Whether in their 20s or 30s, black or white, in the West or Northeast, adult kids find there's no place like home when their finances are in a tailspin or their relationships in shambles.

The number of young adults ages 20 to 34 who lived with their parents jumped from 17% in 1980 to 24% in 2007-09 — the Great Recession— according to a detailed analysis out today.

The rise was sharpest among those under 25 — a new high of 43% vs. 32% in 1980 — but it increased largely across the board. Even among 30- to 34-year-olds, nearly one in 10 lived with parents.

"This 'Great Recession' has had tremendous effects that previous smaller recessions did not," says Zhenchao Qian, a sociology professor at Ohio State University and the author of the report for the US2010 Project, which studies trends in American society. "The surprise mostly is that it's increasing for every group."

The only segment not affected: young adults with graduate degrees. The share living with parents has stayed at 8% since 1980.

The number of kids never moving out or coming back after college or divorce had declined in the 1990s but increased faster during the last recession, which hit young adults the hardest. Unemployment among young workers has hovered above 12%.

Financial insecurity, coupled with massive student loan debt, has exacerbated another trend that might encourage some to live with their parents: delaying marriage and postponing having children.

Many also return when marriages end. Among 30- to 34-year-olds who live with their parents, 20% are divorced.

The biggest impact has been on lower-income groups and the less educated. In 1980, 18% of young adults living with parents had a high school education. In 2007-09, it had jumped to 29%.

"Sometimes young people live at home for practical reasons," says Sally Koslow, author of Slouching Toward Adulthood: Observations From the Not-So-Empty Nest. "Sometimes it's for the lifestyle. They don't have to pay and have access to a full refrigerator."

Qian's research found:

•Metropolitan areas with a higher share of residents who are low-income, unmarried or young minorities have high rates of adult children at home. The Bridgeport-Stamford-Norwalk, Conn., region had the highest share of the 100 largest metros, at 34%.

"This is a case of families adapting to difficult circumstances," says Paul Taylor, director of the Pew Research Center's Social & Demographic Trends project. "Family is the ultimate social safety net."

High-cost areas such as New York (30%) and Los Angeles (28%), where doubling up can save money, also rank high on the list.

•Men are much more likely to live with parents than women, partly because they marry later.

"It's not the only reason," Qian says. "Compared with daughters, sons have fewer domestic responsibilities — such as cleaning and cooking — when they live home with parents."

•Non-Hispanic whites had the lowest percentage living with parents. Asians had the biggest jump (from 17% in 1980 to 26% in 2007-09). Qian attributes that to later marriages among Asians, cultural traditions and a greater likelihood to live in expensive regions.
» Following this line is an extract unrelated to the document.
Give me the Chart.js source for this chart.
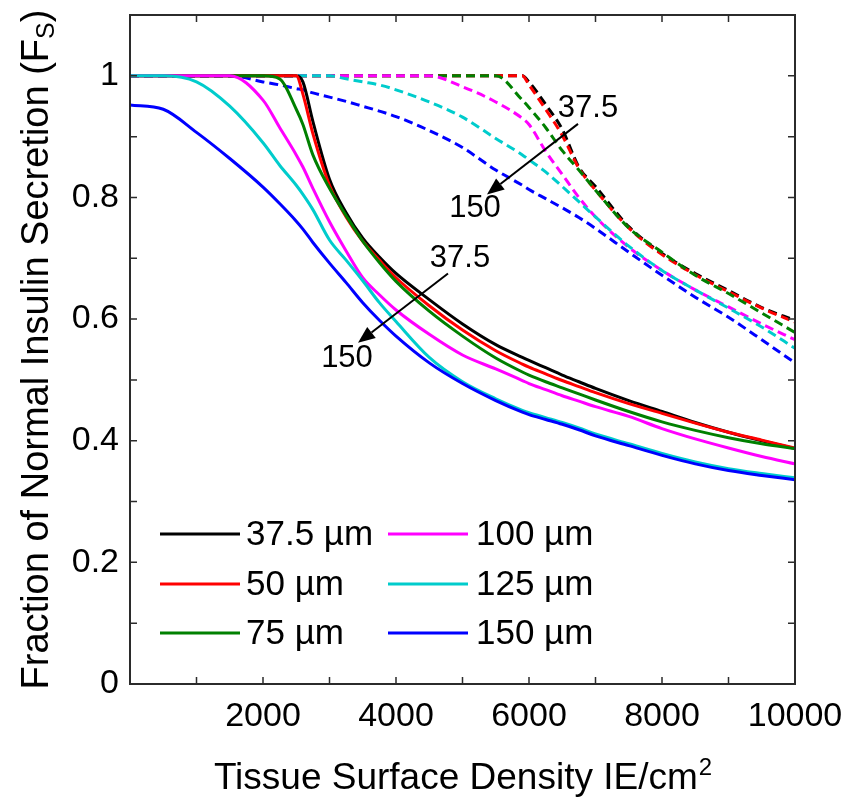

Hispanics' rates were lower (24%), largely because many parents of immigrants do not live in the USA. Blacks (27%) and Native Americans (30%) had the highest.

Koslow says it has become far more socially acceptable for adult children to live at home for long periods of time.

She was recently asked to write a piece for Cosmopolitan: tips for women who date men who still live at home.

"I don't think young people feel any embarrassment or stigma," Koslow says.